I’m self-employed and need to borrow money for a short-term expense. Using a credit card for this expense would be astronomical, and a bank won’t lend me money for only a short time. A loan through a family member isn’t possible. Do I have any other borrowing options? Kathy, California
It all depends on how disciplined you are. If you don’t have the money you need now, but know for sure you will have it in a relatively short period of time to repay a loan, there is a pretty clever way that you can do this. Basically, you are going to treat the IRS as you would a credit card.
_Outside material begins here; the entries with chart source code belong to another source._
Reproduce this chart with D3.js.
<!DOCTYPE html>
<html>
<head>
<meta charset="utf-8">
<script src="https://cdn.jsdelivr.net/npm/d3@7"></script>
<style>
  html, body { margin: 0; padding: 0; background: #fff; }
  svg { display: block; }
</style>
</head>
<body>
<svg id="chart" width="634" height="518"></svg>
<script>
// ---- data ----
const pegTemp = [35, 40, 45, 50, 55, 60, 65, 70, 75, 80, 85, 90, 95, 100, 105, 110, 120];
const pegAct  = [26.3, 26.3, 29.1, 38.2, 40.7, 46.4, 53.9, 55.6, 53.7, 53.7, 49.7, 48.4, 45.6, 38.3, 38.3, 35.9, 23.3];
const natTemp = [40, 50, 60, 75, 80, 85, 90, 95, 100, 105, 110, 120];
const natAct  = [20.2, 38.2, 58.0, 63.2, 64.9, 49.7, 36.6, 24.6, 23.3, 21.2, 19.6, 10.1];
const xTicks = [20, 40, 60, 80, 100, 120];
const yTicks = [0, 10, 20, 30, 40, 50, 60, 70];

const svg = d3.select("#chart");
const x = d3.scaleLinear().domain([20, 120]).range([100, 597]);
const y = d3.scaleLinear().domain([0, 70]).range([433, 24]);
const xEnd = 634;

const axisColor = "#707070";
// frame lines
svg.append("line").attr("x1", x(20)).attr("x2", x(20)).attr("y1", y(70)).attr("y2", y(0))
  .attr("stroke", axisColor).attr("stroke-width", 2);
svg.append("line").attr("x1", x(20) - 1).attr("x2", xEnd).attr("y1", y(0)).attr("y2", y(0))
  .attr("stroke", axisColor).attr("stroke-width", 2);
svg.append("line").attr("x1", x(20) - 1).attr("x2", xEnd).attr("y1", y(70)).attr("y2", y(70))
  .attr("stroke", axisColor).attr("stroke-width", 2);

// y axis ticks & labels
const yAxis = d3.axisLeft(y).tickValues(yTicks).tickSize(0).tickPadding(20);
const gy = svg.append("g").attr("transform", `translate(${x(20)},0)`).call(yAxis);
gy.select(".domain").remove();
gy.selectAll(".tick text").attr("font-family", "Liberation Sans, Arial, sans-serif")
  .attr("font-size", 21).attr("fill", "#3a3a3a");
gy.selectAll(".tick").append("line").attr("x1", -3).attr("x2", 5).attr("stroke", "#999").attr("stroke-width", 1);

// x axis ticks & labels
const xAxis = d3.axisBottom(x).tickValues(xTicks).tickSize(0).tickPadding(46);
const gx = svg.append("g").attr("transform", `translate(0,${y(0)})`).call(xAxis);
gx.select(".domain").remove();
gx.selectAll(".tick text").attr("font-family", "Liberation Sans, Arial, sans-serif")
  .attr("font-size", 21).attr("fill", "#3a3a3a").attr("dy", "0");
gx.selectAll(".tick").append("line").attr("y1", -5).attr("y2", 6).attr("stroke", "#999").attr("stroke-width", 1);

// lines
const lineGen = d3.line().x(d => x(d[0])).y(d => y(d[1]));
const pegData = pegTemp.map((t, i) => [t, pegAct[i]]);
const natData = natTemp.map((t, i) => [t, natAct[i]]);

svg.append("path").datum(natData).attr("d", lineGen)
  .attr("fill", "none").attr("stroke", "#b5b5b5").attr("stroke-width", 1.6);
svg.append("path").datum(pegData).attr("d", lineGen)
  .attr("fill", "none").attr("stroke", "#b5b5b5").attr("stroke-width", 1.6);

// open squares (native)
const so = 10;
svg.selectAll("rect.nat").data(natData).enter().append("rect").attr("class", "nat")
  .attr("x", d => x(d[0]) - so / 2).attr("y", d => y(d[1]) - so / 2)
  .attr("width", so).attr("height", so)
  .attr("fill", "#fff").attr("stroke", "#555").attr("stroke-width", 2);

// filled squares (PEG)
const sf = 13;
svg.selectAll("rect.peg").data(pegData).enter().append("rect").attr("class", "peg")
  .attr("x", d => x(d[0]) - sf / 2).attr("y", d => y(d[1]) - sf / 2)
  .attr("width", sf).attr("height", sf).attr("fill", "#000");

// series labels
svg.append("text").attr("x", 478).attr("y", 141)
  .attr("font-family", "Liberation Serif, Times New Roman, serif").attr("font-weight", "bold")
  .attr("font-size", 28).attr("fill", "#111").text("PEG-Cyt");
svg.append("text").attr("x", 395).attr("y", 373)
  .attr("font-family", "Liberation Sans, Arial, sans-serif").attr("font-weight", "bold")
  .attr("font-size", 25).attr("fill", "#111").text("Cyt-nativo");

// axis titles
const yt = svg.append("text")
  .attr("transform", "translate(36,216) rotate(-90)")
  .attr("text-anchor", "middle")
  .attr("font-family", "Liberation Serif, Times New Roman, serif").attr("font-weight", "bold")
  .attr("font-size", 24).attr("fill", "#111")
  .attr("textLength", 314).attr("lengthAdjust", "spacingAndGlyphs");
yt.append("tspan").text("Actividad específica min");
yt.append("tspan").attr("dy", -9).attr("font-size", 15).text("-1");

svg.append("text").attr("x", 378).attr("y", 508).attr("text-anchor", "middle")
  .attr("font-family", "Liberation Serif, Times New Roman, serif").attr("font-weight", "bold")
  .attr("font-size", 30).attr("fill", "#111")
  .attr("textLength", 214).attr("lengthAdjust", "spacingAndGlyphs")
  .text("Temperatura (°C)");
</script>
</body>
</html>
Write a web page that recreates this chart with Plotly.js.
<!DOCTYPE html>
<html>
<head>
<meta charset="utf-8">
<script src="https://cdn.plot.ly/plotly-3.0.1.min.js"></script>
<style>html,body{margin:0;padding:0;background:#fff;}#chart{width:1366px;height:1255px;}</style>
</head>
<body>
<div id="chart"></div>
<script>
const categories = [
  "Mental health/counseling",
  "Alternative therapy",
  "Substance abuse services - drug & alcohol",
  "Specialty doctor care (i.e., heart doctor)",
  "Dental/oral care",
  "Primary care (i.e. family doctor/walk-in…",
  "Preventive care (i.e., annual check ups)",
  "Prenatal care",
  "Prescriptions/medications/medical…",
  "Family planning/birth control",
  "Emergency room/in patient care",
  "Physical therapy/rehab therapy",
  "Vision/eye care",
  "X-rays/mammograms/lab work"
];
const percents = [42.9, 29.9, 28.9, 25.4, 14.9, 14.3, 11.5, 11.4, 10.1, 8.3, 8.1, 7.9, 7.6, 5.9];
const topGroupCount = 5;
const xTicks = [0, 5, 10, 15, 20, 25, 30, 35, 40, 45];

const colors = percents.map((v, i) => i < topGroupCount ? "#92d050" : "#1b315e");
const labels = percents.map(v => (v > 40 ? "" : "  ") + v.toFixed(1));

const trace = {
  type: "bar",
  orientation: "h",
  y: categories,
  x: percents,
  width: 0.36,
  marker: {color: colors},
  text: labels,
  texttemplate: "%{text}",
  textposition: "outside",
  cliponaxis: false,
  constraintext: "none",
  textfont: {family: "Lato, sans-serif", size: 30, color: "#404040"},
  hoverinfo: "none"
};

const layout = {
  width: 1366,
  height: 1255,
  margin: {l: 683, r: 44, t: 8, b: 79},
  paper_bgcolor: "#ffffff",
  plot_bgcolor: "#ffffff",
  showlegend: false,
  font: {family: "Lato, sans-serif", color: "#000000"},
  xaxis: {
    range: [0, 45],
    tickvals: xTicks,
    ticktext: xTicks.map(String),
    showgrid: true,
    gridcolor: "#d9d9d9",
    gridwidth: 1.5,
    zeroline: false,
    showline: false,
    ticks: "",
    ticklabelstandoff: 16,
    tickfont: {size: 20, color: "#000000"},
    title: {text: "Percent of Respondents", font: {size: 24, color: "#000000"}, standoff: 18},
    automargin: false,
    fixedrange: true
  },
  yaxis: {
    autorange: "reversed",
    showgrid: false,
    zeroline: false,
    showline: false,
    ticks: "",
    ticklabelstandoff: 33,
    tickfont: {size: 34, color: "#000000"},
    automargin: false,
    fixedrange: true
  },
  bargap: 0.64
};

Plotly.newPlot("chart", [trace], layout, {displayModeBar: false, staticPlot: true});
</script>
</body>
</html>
As you know, because you are self-employed you must make quarterly estimated tax installments, based on what your business is projected to bring in during the year. Because you have this current urgent need, go ahead and borrow the money you would normally send to the IRS for your next quarterly installment and consider it a loan from the IRS. There you go.
You won’t have to fill out an application, authorize a credit check or pay any loan origination fees. In fact, you don’t even have to get IRS permission. You can make the transaction on your own. Of course, you will still owe the money, and it will not be without cost. But currently the IRS charges a 3 percent “penalty” on tax underpayments. If that’s a penalty, I wonder what they would call the 29.99 percent many banks charge on their credit cards?
You will not find a 3 percent loan anywhere these days, so the IRS option looks quite affordable as loans go. As soon as you can, get caught up with the amount you owe the IRS—and in the meantime, enjoy the ease with which you can manage this short-term fix.
Just to be clear, you will be charged interest (they call it a penalty) based on the difference between the amount you should have paid for each installment and the amount you actually pay for as long as the underpayment remains outstanding.
Borrowing from the IRS in this way is only a short-term fix. If you cannot guarantee that you will get caught up before April 15, 2013, please do not even think about using the IRS as a credit card. Please. You need to know that if you are not caught up by tax day 2013, the IRS will start charging an additional 0.5 percent interest per month on the shortfall, which is 6 percent annually. That’s on top of the 3 percent rate, so you could be looking at 9 percent or even more if the IRS ups the rate. Suddenly, this option becomes less attractive as a short-term solution and more like a long-term problem.